In all, there were protests in at least 23 nations, stretching from Morocco to Indonesia and from London to Mogadishu, Somalia. At least seven people died from the violence.

The explosion of demonstrations left the Obama administration scrambling to halt the attacks and to defend its actions in the midst of a hard-fought election campaign where questions of foreign policy had largely taken a backseat. But there seemed to be no way to calm anger over a video clip whose production and dissemination the United States had nothing to do with, and whose origins are still largely uncertain.

U.S. officials took pains to separate American policies from the explosion of violence, the worst manifestation of which was the death of the U.S. ambassador to Libya and three other Americans in an attack in Benghazi, Libya, that coincided with Tuesday's 11th anniversary of 9/11.

"The unrest we've seen around the region has been in reaction to a video that Muslims -- many Muslims -- find offensive," White House spokesman Jay Carney told reporters in Washington. "And while the violence is reprehensible and unjustified, it is not a reaction to the 9/11 anniversary that we know of, or to U.S. policy."

"The U.S. government has nothing to do with this video," State Department spokeswoman Victoria Nuland emphasized during a briefing for reporters.

The worst violence Friday came in Tunisia, where last year's Arab Spring began with the toppling of President Zine El Abidine Ben Ali, and in Sudan, where, in contrast, Arab Spring protests against President Omar Bashir's government fizzled rapidly.

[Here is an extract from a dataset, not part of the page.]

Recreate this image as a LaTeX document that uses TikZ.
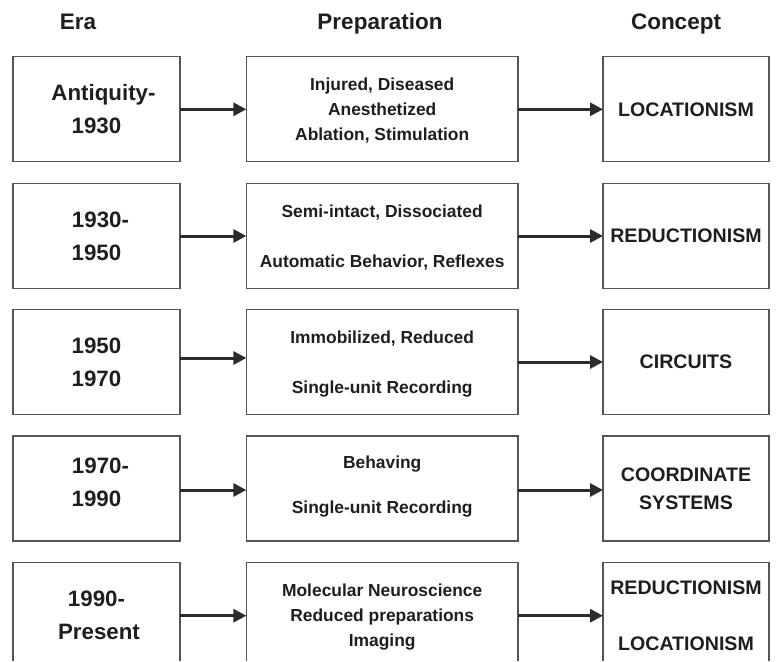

In Tunis, Tunisia's capital, protesters made it inside the U.S. Embassy compound, despite local police use of tear gas and live ammunition to hold them at bay. They set parts of the compound on fire, raised an Islamist flag, smashed windows and looted computers, phones and other equipment from embassy structures. They then set fire to the American School next door, sending huge plumes of dark smoke over the city, before local police succeeded in pushing them from the compound's outer perimeter and back into the street.

According to the Tunisian News Agency, two demonstrators were killed and 29 people were injured, including an unknown number of police officers.

Ms. Nuland said security forces in Tunis were prepared for a protest, but not the intensity of violence. She said that when demonstrators made it through an exterior perimeter, Tunisia's presidential guard was sent in and controlled the situation. A secure inner perimeter protected by American security was not breached, she said, and no Americans were injured.

In Sudan, an estimated 5,000 protesters descended on the German Embassy in central Khartoum after Friday prayers, breaking in and setting part of the building on fire. Police used tear gas to break up the demonstration, but the protesters moved on to the nearby British Embassy, where they threw rocks but were unable to enter the building.

The protests continued at the fortresslike U.S. Embassy. But there, pre-positioned Sudanese police confronted demonstrators with tear gas.

Still, Ms. Nuland said, at least three protesters reached the top of an embassy complex wall before Sudanese security moved them back to the streets below.

In Egypt's restive Sinai, a protest in front of a U.N. peacekeeping base started peacefully but quickly turned violent, as protesters breached the fence surrounding the camp, began shooting, set a truck afire and raised a jihadi flag on a tower. Two camp soldiers fired back and injured two protesters. Egyptian forces arrived, sending protesters scurrying. Two Colombian soldiers were injured by thrown rocks.

The complexity of the situation was evident in Egypt, where on Tuesday demonstrators scaled the 12-foot wall that surrounds the U.S. Embassy compound in Cairo and tore down the American flag in anger over the video, a crude 14-minute clip posted online that depicts Muhammad as a womanizer.

Security near the embassy was noticeably tighter Friday, after President Barack Obama had what Mr. Carney, the White House spokesman, called "an important conversation" with Egyptian President Mohammed Morsi "about the need to protect our embassy and our personnel in Cairo and the need to denounce the violence."

Egypt was not alone in stepping up security outside U.S. diplomatic facilities. In Yemen's capital, Sanaa, police armed with water cannons made heavy use of tear gas and warning shots to keep protesters from reaching the U.S. Embassy, where angry demonstrators had stormed the heavily guarded compound Thursday.

In Tripoli, Lebanon, protesters set fire to a building containing Hardees and KFC restaurants. One person died in the blaze.

There were also peaceful demonstrations. In Indonesia, the world's most populous Muslim nation, thousands protested in front of the U.S. Embassy in Jakarta without violence.

Ms. Nuland, briefing reporters in Washington, said that since Tuesday, 65 U.S. embassies have issued 88 security warnings to local Americans, reminding them of the tense climate.